Woodard's length-of-the-court drive and layup with 2.5 seconds left gave the Sooners a stunning 89-87 road victory Wednesday night.
"We had to gut it out in a tough environment," said Woodard, who scored 18 of his 20 points after halftime. "I just tried to redeem myself after missing the free throw. My team told me to go attack."
Despite trailing by 15 points in the final 10 minutes of regulation, Oklahoma (8-9, 2-4 Big 12) handed West Virginia (15-3, 4-2) its first home loss this season after 11 wins.
West Virginia's Jevon Carter finished with 23 points, 11 rebounds and six assists but made only one of two free throws with 7.8 seconds left in overtime, keeping the score tied.
That set up Woodard's decisive play, where he raced downcourt undeterred by West Virginia's normally tough defense. No trap ever materialized as he angled into the lane and hit a leaning layup over Mountaineers guard Tarik Phillip.
"Us not playing D again," said West Virginia forward Nathan Adrian. "Not like we played much the whole game, but especially that play."
Adrian added 14 points and Elijah Macon scored a season-high 13 for the Mountaineers, who missed 5-of-7 free throws in the extra period.
Kameron McGusty scored 17 points and Jamuni McNeace added 14 for the Sooners.
Woodard, an 86 percent foul shooter, missed a free throw with 3.1 seconds left in regulation after his basket tied it at 77. He had made 31 of his last 33 before the miss.
Carter scored over 6-foot-9 Khadeem Lattin with 19.3 seconds left to put West Virginia up 77-75.
Largely unbothered by Press Virginia's full-court harassment, Oklahoma erased second-half deficit, pulling even at 69 on Rashard Odomes' layup. The Sooners were averaging 14 turnovers per game but committed only 12.
"Anytime you play West Virginia you'll take that for sure," said Oklahoma coach Lon Kruger. "Their press is great. We just were able to not let it kill us tonight."
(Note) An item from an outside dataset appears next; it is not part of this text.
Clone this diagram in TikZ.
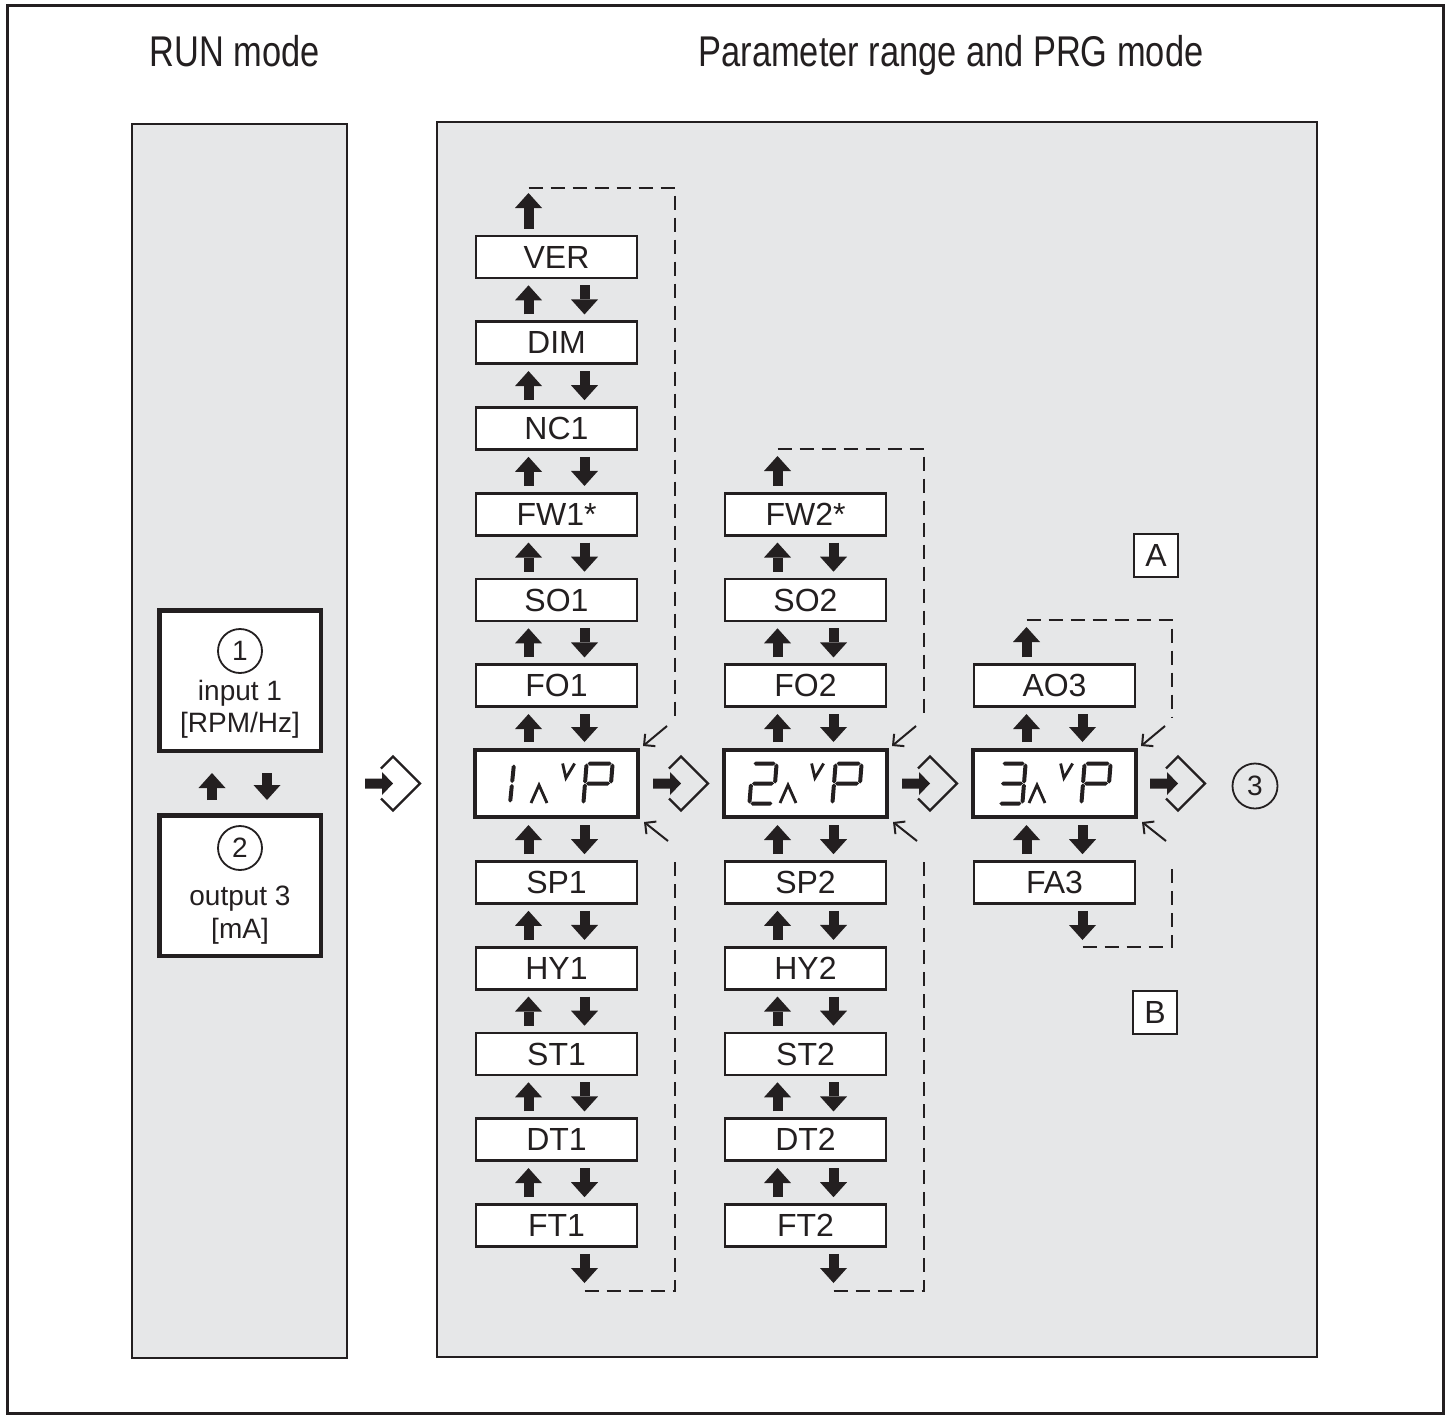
\documentclass[tikz,border=0pt]{standalone}
\usepackage{fontspec}
\setmainfont{Liberation Sans}
\newfontfamily\titlefont[FakeStretch=0.8]{Liberation Sans}
\usetikzlibrary{arrows.meta,calc}
\definecolor{ink}{HTML}{231F20}
\definecolor{panel}{HTML}{E6E7E8}
% 7-segment pieces (pointed ends), drawn in local pixel coordinates
\newcommand\hsg[3]{\fill[ink] (#1,#3) -- ({#1+2},{#3-2}) -- ({#2-2},{#3-2}) -- (#2,#3) -- ({#2-2},{#3+2}) -- ({#1+2},{#3+2}) -- cycle;}
\newcommand\vsg[3]{\fill[ink] (#1,#2) -- ({#1+2},{#2+2}) -- ({#1+2},{#3-2}) -- (#1,#3) -- ({#1-2},{#3-2}) -- ({#1-2},{#2+2}) -- cycle;}
\tikzset{
  param/.style={draw=ink, fill=white, line width=2.6pt, minimum width=161pt, minimum height=42pt, inner sep=0pt, text=ink, font=\fontsize{32}{36}\selectfont},
  disp/.style={draw=ink, fill=white, line width=4pt, minimum width=163pt, minimum height=67pt, inner sep=0pt},
  runbox/.style={draw=ink, fill=white, line width=4.5pt, minimum width=161.5pt, minimum height=140.5pt, inner sep=0pt},
  bigarr/.style={draw=ink, line width=10pt, -{Triangle[width=27pt,length=15pt,line width=0pt]}, shorten <=6pt, shorten >=6pt},
  loopline/.style={draw=ink, line width=2.2pt, dash pattern=on 14pt off 8pt},
  thinarr/.style={draw=ink, line width=2pt, -{Straight Barb[length=8pt,width=16pt]}},
  dseg/.style={draw=ink, line width=2.8pt, line join=miter},
  letterbox/.style={draw=ink, fill=white, line width=1.8pt, minimum width=44pt, minimum height=43pt, inner sep=0pt, text=ink, font=\fontsize{32}{36}\selectfont},
  numcirc/.style={circle, draw=ink, line width=1.8pt, minimum size=44pt, inner sep=0pt, text=ink, font=\fontsize{28}{32}\selectfont},
  lbl/.style={font=\fontsize{28}{32}\selectfont, inner sep=0pt, text=ink},
  title/.style={font=\titlefont\fontsize{43}{48}\selectfont, inner sep=0pt, text=ink},
  enter/.pic={
    \fill[ink] (0,-5) -- (17,-5) -- (17,-11.5) -- (28,0) -- (17,11.5) -- (17,5) -- (0,5) -- cycle;
    \draw[ink, line width=2.4pt, line join=miter] (16,-15) -- (28,-27) -- (55,0) -- (28,27) -- (16,15);
  },
  lcdtail/.pic={
    \draw[dseg] (58,19.5) -- (66,1.5) -- (74,19.5);
    \begin{scope}[xslant=0.08]
      \draw[dseg] (88,-20) -- (92.5,-5.5) -- (100,-20);
      \hsg{113}{137}{-20}
      \vsg{112}{-20}{0}
      \vsg{138}{-20}{0}
      \hsg{113}{137}{0}
      \vsg{112}{0}{20}
    \end{scope}
  },
  lcdone/.pic={
    \begin{scope}[xslant=0.1]
      \vsg{39}{-19}{-0.5}
      \vsg{39}{0.5}{19}
    \end{scope}
    \pic {lcdtail};
  },
  lcdtwo/.pic={
    \begin{scope}[xslant=0.08]
      \hsg{30}{52}{-20}
      \vsg{53}{-20}{0}
      \hsg{30}{52}{0}
      \vsg{29}{0}{20}
      \hsg{30}{52}{20}
    \end{scope}
    \pic {lcdtail};
  },
  lcdthree/.pic={
    \begin{scope}[xslant=0.08]
      \hsg{30}{52}{-20}
      \vsg{53}{-20}{0}
      \hsg{30}{52}{0}
      \vsg{53}{0}{20}
      \hsg{30}{52}{20}
    \end{scope}
    \pic {lcdtail};
  },
}
\begin{document}
\begin{tikzpicture}[x=1pt,y=-1pt]
\useasboundingbox (0,0) rectangle (1450,1416);
\fill[white] (0,0) rectangle (1450,1416);
\draw[ink, line width=3pt] (7,5) rectangle (1443,1413);

% titles
\node[title, anchor=base] (trun) at (235,66) {RUN mode};
\node[title, anchor=base] (tprg) at (951,66) {Parameter range and PRG mode};

% panels
\draw[ink, fill=panel, line width=1.5pt] (132,124) rectangle (347,1358);
\draw[ink, fill=panel, line width=1.5pt] (437,122) rectangle (1317,1357);

% RUN mode boxes
\node[runbox] (r1) at (240,680.5) {};
\node[numcirc] (c1) at (240,651) {1};
\node[lbl, anchor=base] (r1a) at (240,700) {input 1};
\node[lbl, anchor=base] (r1b) at (240,732) {[RPM/Hz]};
\node[runbox] (r2) at (240,885.5) {};
\node[numcirc] (c2) at (240,848) {2};
\node[lbl, anchor=base] (r2a) at (240,905) {output 3};
\node[lbl, anchor=base] (r2b) at (240,938) {[mA]};
\draw[bigarr, shorten <=13pt, shorten >=20pt] ([xshift=-28pt]r2.north) -- ([xshift=-28pt]r1.south);
\draw[bigarr, shorten <=20pt, shorten >=13pt] ([xshift=27pt]r1.south) -- ([xshift=27pt]r2.north);

% entry symbol
\coordinate (e0) at (365,783.5);
\pic at (e0) {enter};

% column 1
\node[param] (ver) at (556.5,257) {VER};
\node[param] (dim) at (556.5,342.75) {DIM};
\node[param] (nci) at (556.5,428.5) {NC1};
\node[param] (fwi) at (556.5,514.25) {FW1*};
\node[param] (soi) at (556.5,600) {SO1};
\node[param] (foi) at (556.5,685.75) {FO1};
\node[disp]  (di)  at (556.5,783.5) {};
\node[param] (spi) at (556.5,882.5) {SP1};
\node[param] (hyi) at (556.5,968.25) {HY1};
\node[param] (sti) at (556.5,1054) {ST1};
\node[param] (dti) at (556.5,1139.75) {DT1};
\node[param] (fti) at (556.5,1225.5) {FT1};
\pic at (di.west) {lcdone};

% column 2
\node[param] (fwii) at (805.5,514.25) {FW2*};
\node[param] (soii) at (805.5,600) {SO2};
\node[param] (foii) at (805.5,685.75) {FO2};
\node[disp]  (dii)  at (805.5,783.5) {};
\node[param] (spii) at (805.5,882.5) {SP2};
\node[param] (hyii) at (805.5,968.25) {HY2};
\node[param] (stii) at (805.5,1054) {ST2};
\node[param] (dtii) at (805.5,1139.75) {DT2};
\node[param] (ftii) at (805.5,1225.5) {FT2};
\pic at (dii.west) {lcdtwo};

% column 3
\node[param] (aoiii) at (1054.5,685.75) {AO3};
\node[disp]  (diii)  at (1054.5,783.5) {};
\node[param] (faiii) at (1054.5,882.5) {FA3};
\pic at (diii.west) {lcdthree};

% up/down arrows between neighbours
\foreach \a/\b in {ver/dim,dim/nci,nci/fwi,fwi/soi,soi/foi,foi/di,di/spi,spi/hyi,hyi/sti,sti/dti,dti/fti,
                   fwii/soii,soii/foii,foii/dii,dii/spii,spii/hyii,hyii/stii,stii/dtii,dtii/ftii,
                   aoiii/diii,diii/faiii}{
  \draw[bigarr] ([xshift=-28pt]\b.north) -- ([xshift=-28pt]\a.south);
  \draw[bigarr] ([xshift=28pt]\a.south) -- ([xshift=28pt]\b.north);
}

% loops column 1
\coordinate (ti) at (528.5,193);
\coordinate (tid) at (528.5,188);
\coordinate (bi) at (584.5,1283);
\coordinate (bid) at (584.5,1291);
\draw[bigarr, shorten >=0pt] ([xshift=-28pt]ver.north) -- (ti);
\draw[bigarr, shorten >=0pt] ([xshift=28pt]fti.south) -- (bi);
\draw[loopline] (tid) -- (675,188) -- (675,716);
\draw[loopline] (bid) -- (675,1291) -- (675,857);

% loops column 2
\coordinate (tii) at (777.5,456);
\coordinate (tiid) at (777.5,449);
\coordinate (bii) at (833.5,1283);
\coordinate (biid) at (833.5,1291);
\draw[bigarr, shorten >=0pt] ([xshift=-28pt]fwii.north) -- (tii);
\draw[bigarr, shorten >=0pt] ([xshift=28pt]ftii.south) -- (bii);
\draw[loopline] (tiid) -- (924,449) -- (924,716);
\draw[loopline] (biid) -- (924,1291) -- (924,857);

% loops column 3
\coordinate (tiii) at (1026.5,627);
\coordinate (tiiid) at (1026.5,620);
\coordinate (biii) at (1082.5,940);
\coordinate (biiid) at (1082.5,947);
\draw[bigarr, shorten >=0pt] ([xshift=-28pt]aoiii.north) -- (tiii);
\draw[bigarr, shorten >=0pt] ([xshift=28pt]faiii.south) -- (biii);
\draw[loopline] (tiiid) -- (1172,620) -- (1172,718);
\draw[loopline] (biiid) -- (1172,947) -- (1172,862);

% diagonal re-entry arrows
\foreach \d in {di,dii,diii}{
  \draw[thinarr] ($(\d.north east)+(27,-22)$) -- ($(\d.north east)+(3,-2)$);
  \draw[thinarr] ($(\d.south east)+(28,22)$) -- ($(\d.south east)+(4,3)$);
}

% transitions
\pic at ([xshift=13pt]di.east) {enter};
\pic at ([xshift=13pt]dii.east) {enter};
\pic at ([xshift=12pt]diii.east) {enter};
\node[numcirc, minimum size=45pt] (c3) at (1255,786) {3};

% A / B
\node[letterbox] (A) at (1156,555.5) {A};
\node[letterbox] (B) at (1155,1012.5) {B};
\end{tikzpicture}
\end{document}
The Sooners led 37-34 at half, getting 12 points each from McNeace and McGusty, who had combined to average only 11 points per game.
By midway through the second half, West Virginia seemed to have the game in control. Adrian's driving layup and 3-pointer began a 6-of-6 shooting stretch and a 14-0 run that ballooned the margin to 66-51.
A situation that looked like curtains for the inexperienced Sooners instead became a riveting comeback.
"Our team being young right there might be better, because they didn't know they weren't supposed to do it," Kruger said.
NOTES: Sooners G Jordan Woodard, coming off a 14-for-14 foul-shooting performance against Texas Tech, missed a second-half free throw to stop his streak at 18 straight. ...Former West Virginia player John Flowers, a member of the 2010 Final Four team, used a timeout to make a courtside proposal to his girlfriend. ...Sooners F Jamuni McNeace reached double figures only once previously in 43 games, scoring 13 against Memphis last month. ... Mountaineers G Jevon Carter on squandering the big second-half lead: "We let up. We thought that since we had a lead the game was over. WE stopped guarding, started giving them easy shots."